- _DO THIS_
Write out the material exactly, leaving every picture behind.

- _DATASET ENTRIES_
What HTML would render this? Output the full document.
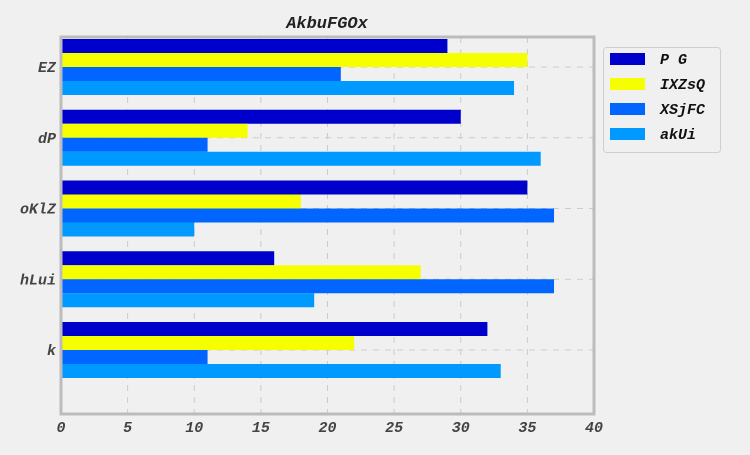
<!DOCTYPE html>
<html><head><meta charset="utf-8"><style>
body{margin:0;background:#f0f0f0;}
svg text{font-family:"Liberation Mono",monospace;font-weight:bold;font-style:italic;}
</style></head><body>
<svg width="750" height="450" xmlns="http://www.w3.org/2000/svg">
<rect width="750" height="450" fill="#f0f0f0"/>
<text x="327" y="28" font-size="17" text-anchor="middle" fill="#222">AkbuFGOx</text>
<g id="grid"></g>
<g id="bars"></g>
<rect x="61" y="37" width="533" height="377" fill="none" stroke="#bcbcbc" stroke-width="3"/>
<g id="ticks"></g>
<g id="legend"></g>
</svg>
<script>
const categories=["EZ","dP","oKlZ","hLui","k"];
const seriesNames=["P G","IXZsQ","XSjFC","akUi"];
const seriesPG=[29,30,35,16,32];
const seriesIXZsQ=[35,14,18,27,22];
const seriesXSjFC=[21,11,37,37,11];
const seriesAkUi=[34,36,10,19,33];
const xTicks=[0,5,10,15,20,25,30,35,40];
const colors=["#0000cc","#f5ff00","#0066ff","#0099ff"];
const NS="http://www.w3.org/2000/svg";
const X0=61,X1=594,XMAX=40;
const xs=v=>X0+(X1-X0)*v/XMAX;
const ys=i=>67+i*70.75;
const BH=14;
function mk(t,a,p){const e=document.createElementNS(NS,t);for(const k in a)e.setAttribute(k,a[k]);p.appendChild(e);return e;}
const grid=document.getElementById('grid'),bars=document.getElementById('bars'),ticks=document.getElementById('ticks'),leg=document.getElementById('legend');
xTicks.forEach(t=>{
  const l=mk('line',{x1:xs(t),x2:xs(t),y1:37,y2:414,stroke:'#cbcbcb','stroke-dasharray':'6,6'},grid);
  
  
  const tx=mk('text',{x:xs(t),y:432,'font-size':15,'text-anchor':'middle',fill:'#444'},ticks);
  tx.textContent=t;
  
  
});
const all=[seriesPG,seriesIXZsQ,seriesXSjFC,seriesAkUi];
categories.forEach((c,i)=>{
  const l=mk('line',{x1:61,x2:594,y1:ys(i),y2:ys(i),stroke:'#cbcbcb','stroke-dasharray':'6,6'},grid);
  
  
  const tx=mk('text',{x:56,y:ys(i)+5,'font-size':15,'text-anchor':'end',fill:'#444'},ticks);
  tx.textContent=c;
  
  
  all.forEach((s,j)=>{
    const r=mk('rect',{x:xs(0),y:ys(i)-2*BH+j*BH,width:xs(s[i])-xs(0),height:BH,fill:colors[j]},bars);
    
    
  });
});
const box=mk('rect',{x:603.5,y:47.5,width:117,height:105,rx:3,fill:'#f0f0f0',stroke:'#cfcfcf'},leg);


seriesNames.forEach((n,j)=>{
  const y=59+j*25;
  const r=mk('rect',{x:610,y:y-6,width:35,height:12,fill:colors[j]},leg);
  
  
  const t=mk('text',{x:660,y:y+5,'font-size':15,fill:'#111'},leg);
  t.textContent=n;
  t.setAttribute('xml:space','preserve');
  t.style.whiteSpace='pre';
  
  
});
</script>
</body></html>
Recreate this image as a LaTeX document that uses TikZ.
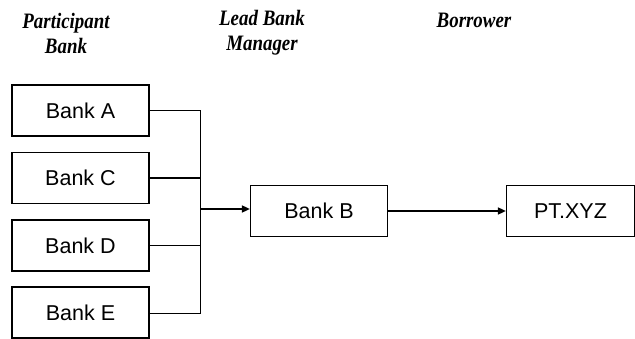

- _OUTPUT OF THE EXERCISE_
What HTML would render this? Output the full document.
<!DOCTYPE html>
<html><head><meta charset="utf-8"><style>
body{margin:0;background:#f0f0f0;}
svg text{font-family:"Liberation Mono",monospace;font-weight:bold;font-style:italic;}
</style></head><body>
<svg width="750" height="450" xmlns="http://www.w3.org/2000/svg">
<rect width="750" height="450" fill="#f0f0f0"/>
<text x="327" y="28" font-size="17" text-anchor="middle" fill="#222">AkbuFGOx</text>
<g id="grid"></g>
<g id="bars"></g>
<rect x="61" y="37" width="533" height="377" fill="none" stroke="#bcbcbc" stroke-width="3"/>
<g id="ticks"></g>
<g id="legend"></g>
</svg>
<script>
const categories=["EZ","dP","oKlZ","hLui","k"];
const seriesNames=["P G","IXZsQ","XSjFC","akUi"];
const seriesPG=[29,30,35,16,32];
const seriesIXZsQ=[35,14,18,27,22];
const seriesXSjFC=[21,11,37,37,11];
const seriesAkUi=[34,36,10,19,33];
const xTicks=[0,5,10,15,20,25,30,35,40];
const colors=["#0000cc","#f5ff00","#0066ff","#0099ff"];
const NS="http://www.w3.org/2000/svg";
const X0=61,X1=594,XMAX=40;
const xs=v=>X0+(X1-X0)*v/XMAX;
const ys=i=>67+i*70.75;
const BH=14;
function mk(t,a,p){const e=document.createElementNS(NS,t);for(const k in a)e.setAttribute(k,a[k]);p.appendChild(e);return e;}
const grid=document.getElementById('grid'),bars=document.getElementById('bars'),ticks=document.getElementById('ticks'),leg=document.getElementById('legend');
xTicks.forEach(t=>{
  const l=mk('line',{x1:xs(t),x2:xs(t),y1:37,y2:414,stroke:'#cbcbcb','stroke-dasharray':'6,6'},grid);
  
  
  const tx=mk('text',{x:xs(t),y:432,'font-size':15,'text-anchor':'middle',fill:'#444'},ticks);
  tx.textContent=t;
  
  
});
const all=[seriesPG,seriesIXZsQ,seriesXSjFC,seriesAkUi];
categories.forEach((c,i)=>{
  const l=mk('line',{x1:61,x2:594,y1:ys(i),y2:ys(i),stroke:'#cbcbcb','stroke-dasharray':'6,6'},grid);
  
  
  const tx=mk('text',{x:56,y:ys(i)+5,'font-size':15,'text-anchor':'end',fill:'#444'},ticks);
  tx.textContent=c;
  
  
  all.forEach((s,j)=>{
    const r=mk('rect',{x:xs(0),y:ys(i)-2*BH+j*BH,width:xs(s[i])-xs(0),height:BH,fill:colors[j]},bars);
    
    
  });
});
const box=mk('rect',{x:603.5,y:47.5,width:117,height:105,rx:3,fill:'#f0f0f0',stroke:'#cfcfcf'},leg);


seriesNames.forEach((n,j)=>{
  const y=59+j*25;
  const r=mk('rect',{x:610,y:y-6,width:35,height:12,fill:colors[j]},leg);
  
  
  const t=mk('text',{x:660,y:y+5,'font-size':15,fill:'#111'},leg);
  t.textContent=n;
  t.setAttribute('xml:space','preserve');
  t.style.whiteSpace='pre';
  
  
});
</script>
</body></html>
Recreate this image as a LaTeX document that uses TikZ.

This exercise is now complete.